Thursday 15 December 2011

Walking out on the Corner

Walking out on the corner. To the fast street. I feel that if I am walking I am doing something. At another level, I know it is an illusion. Walk, walk, walk into the rain.
He walked, says the obituary. He strove for several years, as hard as he could, and then he perished. 
To strive, to attempt, and to fail, even through the pain and wilderness. Even through the silence. To write, in place of it. When the whole world looks to you mad and senseless, when the flickering images seem like dreams that mean nothing and cannot be interpreted, when the words on the page are like ink-marks, signifying nothing. You don't see the world behind them any more. They have no significance.
You pray of course, of course you do. You want at least something, the thing you want least is to fall behind. Sometimes I listen to the silence as though it were sound, as though it contained voices of living people. Sometimes I hear echoes.
I went downstairs. I wondered whether I was normal. I wondered whether good things would come. Good, banal, simple things, that I can tell the doctor about, and he can smile willingly along with me, and recognise each crystal-clear, clarion note of peace and joy. I wonder if it will happen. 
I go to the priest, and confess, perhaps. But I find warring within me, the old rebellion against the authority he represents. I find it strong in my viscera, and expanding outward. I am my own and not his. I am not another's except willingly, and I will not willingly become an object to be acted upon. That is not my way.
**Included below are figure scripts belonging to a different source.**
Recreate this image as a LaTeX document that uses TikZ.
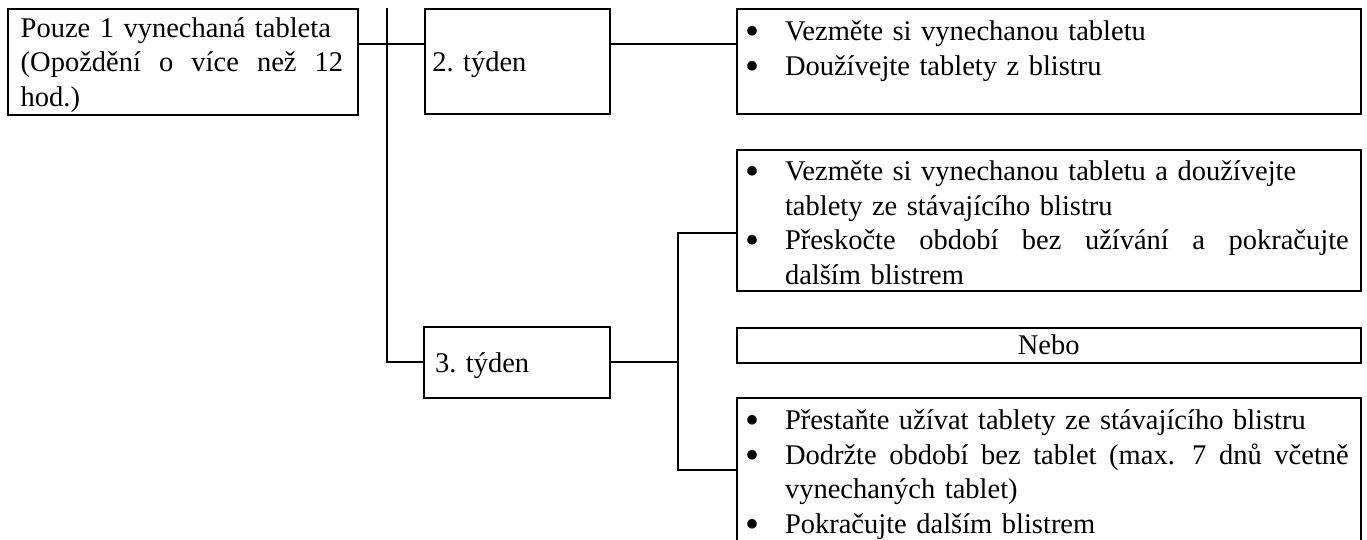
\documentclass[tikz,border=0pt]{standalone}
\usepackage{fontspec}
\setmainfont{Liberation Serif}
\usetikzlibrary{calc}
\newcommand{\bl}{\makebox[15pt][l]{\hspace{-0.9pt}\smash{\raisebox{-1.5pt}{\fontsize{16pt}{0pt}\selectfont •}}}}
\newcommand{\ind}{\hspace*{15pt}}
\newcommand{\jl}{\hspace{0pt plus 1fill}}
\begin{document}
\begin{tikzpicture}[x=0.4pt,y=-0.4pt,
  box/.style={draw,line width=0.8pt,anchor=north west,inner sep=0pt,outer sep=0pt},
  txt/.style={anchor=north west,inner sep=0pt,outer sep=0pt,align=left,
    font=\fontsize{11.4pt}{13.8pt}\selectfont},
  conn/.style={line width=0.8pt}]
\path[use as bounding box,clip] (0,0) rectangle (1367,540);
% boxes
\node[box,minimum width=140pt,minimum height=42.4pt] (A) at (8,8.5) {};
\node[box,minimum width=74pt,minimum height=42pt] (W2) at (425,9) {};
\node[box,minimum width=249.4pt,minimum height=42pt] (R2) at (737,9) {};
\node[box,minimum width=74.4pt,minimum height=28.2pt] (W3) at (424,327) {};
\node[box,minimum width=249.4pt,minimum height=56.2pt] (R3a) at (737,150) {};
\node[box,minimum width=249.4pt,minimum height=14pt] (Nebo) at (737,327.5) {};
\node[box,minimum width=249.4pt,minimum height=90pt] (R3c) at (737,398) {};
% texts
\node[txt,text width=130pt] (tA) at (20.7,13.2)
  {\strut Pouze 1 vynechaná tableta\\
   \makebox[129pt][l]{(Opoždění\jl{} o\jl{} více\jl{} než\jl{} 12}\\hod.)};
\node[txt] (tW2) at (432.3,47.3) {\strut 2. týden};
\node[txt] (tW3) at (435,348.3) {\strut 3. týden};
\node[txt,text width=245pt] (tR2) at (747.5,16.6)
  {\strut\bl Vezměte si vynechanou tabletu\\\bl Doužívejte tablety z blistru};
\node[txt,text width=245pt] (tR3a) at (747.5,156.8)
  {\strut\bl Vezměte si vynechanou tabletu a doužívejte\\
   \ind tablety ze stávajícího blistru\\
   \bl\makebox[225.5pt][l]{Přeskočte\jl{} období\jl{} bez\jl{} užívání\jl{} a\jl{} pokračujte}\\
   \ind dalším blistrem};
\node[txt,anchor=base] (tNebo) at (1048.75,354.7) {Nebo};
\node[txt,text width=245pt] (tR3c) at (747.5,405.8)
  {\strut\bl Přestaňte užívat tablety ze stávajícího blistru\\
   \bl\makebox[225.5pt][l]{Dodržte\jl{} období\jl{} bez\jl{} tablet\jl{} (max.\jl{} 7\jl{} dnů\jl{} včetně}\\
   \ind vynechaných tablet)\\
   \bl Pokračujte dalším blistrem};
% connectors
\coordinate (t1) at (387,8.3);
\coordinate (j1) at (387,44.3);
\coordinate (j2) at (678,232.7);
\coordinate (j4) at (678,470);
\draw[conn] (A.east |- j1) -- (W2.west |- j1);
\draw[conn] (t1) |- (W3.west);
\draw[conn] (W2.east |- j1) -- (R2.west |- j1);
\draw[conn] (W3.east) -- (W3.east -| j2);
\draw[conn] (R3a.west |- j2) -- (j2) -- (j4) -- (R3c.west |- j4);
\end{tikzpicture}
\end{document}
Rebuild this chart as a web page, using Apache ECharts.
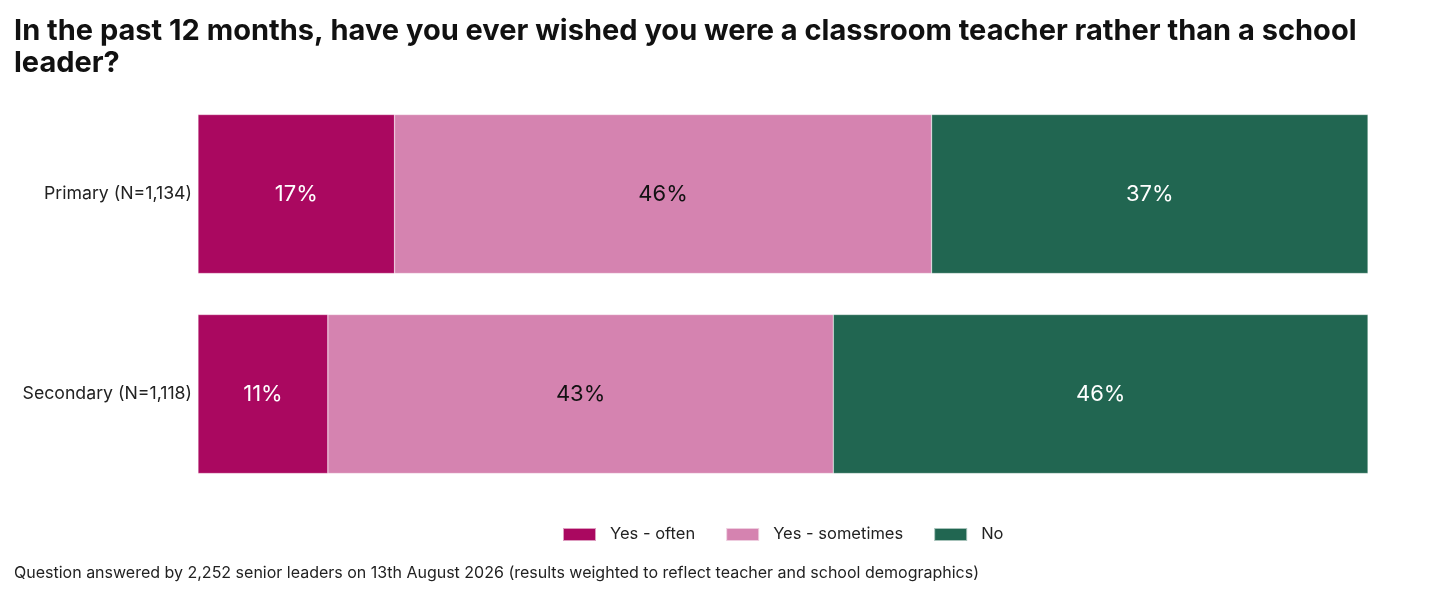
<!DOCTYPE html>
<html><head><meta charset="utf-8">
<script src="https://cdn.jsdelivr.net/npm/echarts@6/dist/echarts.min.js"></script>
<style>html,body{margin:0;padding:0;background:#fff;}#c{width:1440px;height:600px;}</style>
</head><body><div id="c"></div>
<script>
const categories = ['Primary (N=1,134)', 'Secondary (N=1,118)'];
const seriesNames = ['Yes - often', 'Yes - sometimes', 'No'];
const yesOften = [16.8, 11.1];
const yesSometimes = [45.9, 43.2];
const no = [37.3, 45.7];
const colors = ['#AA0860', '#D583B0', '#216651'];
const labelColors = ['#ffffff', '#111111', '#ffffff'];
const values = [yesOften, yesSometimes, no];

const chart = echarts.init(document.getElementById('c'));
chart.setOption({
  animation: false,
  textStyle: {fontFamily: 'Inter'},
  title: [{
    text: 'In the past 12 months, have you ever wished you were a classroom teacher rather than a school\nleader?',
    left: 14, top: 15, padding: 0,
    textStyle: {fontFamily: 'Inter', fontWeight: 700, fontSize: 29, lineHeight: 32, color: '#111', letterSpacing: -0.25}
  }, {
    text: 'Question answered by 2,252 senior leaders on 13th August 2026 (results weighted to reflect teacher and school demographics)',
    left: 14, top: 565, padding: 0,
    textStyle: {fontFamily: 'Inter', fontWeight: 400, fontSize: 16, color: '#222'}
  }],
  legend: {
    data: seriesNames,
    left: 562, top: 526, padding: 0,
    itemWidth: 33, itemHeight: 13, itemGap: 30,
    textStyle: {fontSize: 16.5, color: '#222', padding: [0,0,0,9]},
    icon: 'rect'
  },
  grid: {left: 198, right: 72, top: 94, bottom: 106},
  xAxis: {type: 'value', min: 0, max: 100, show: false},
  yAxis: {
    type: 'category', data: categories, inverse: true,
    axisLine: {show: false}, axisTick: {show: false},
    axisLabel: {fontSize: 17.7, color: '#222', margin: 6}
  },
  series: values.map((v, i) => ({
    name: seriesNames[i], type: 'bar', stack: 'total', data: v,
    barWidth: 159,
    itemStyle: {color: colors[i], borderColor: 'rgba(255,255,255,0.6)', borderWidth: 0.5},
    label: {show: true, position: 'inside', fontSize: 22, color: labelColors[i],
      formatter: p => Math.round(p.value) + '%'}
  }))
});
</script></body></html>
So I petition the Lord with prayer, and I lay my raw emotions bare to him, and he knows my resentment, and how I am willing to eradicate it for a boon.
The boon shall be; that this weight and load shall be lifted from the pit of my stomach, this shadow that therein abides and this cramp upon my heart, this hatred and this palsy, this dimming of the eyes, this numbing of the tongue, that if I were an ancient I could write psalms to interpret, but since I am a modern, I can only endure mutely.
And the temptations of death linger always by my right hand, like a disgraceful secret, and at the same time like an intimacy more loathsome than the worst crime, and more final, because encompassing everything, because encapsulating myself as a corpse, as a thing surrendered, without that spirit of breath which is the spirit of rebellion. 
I struggle not to become a thing, and thus I reluctantly embrace life, meeting it, though, shyly, and with reserve, and also with disgust. It frightens me more than death, the last word, because it confines itself not to finality but only reiterates and utters strings and permutations of incident, effluvia and waste of phenomena, all of it subject to frightful exegesis or mortal indifference, and in all this not an ounce of joy. And I wander midnight streets, saying out loud, to myself, I am going mad.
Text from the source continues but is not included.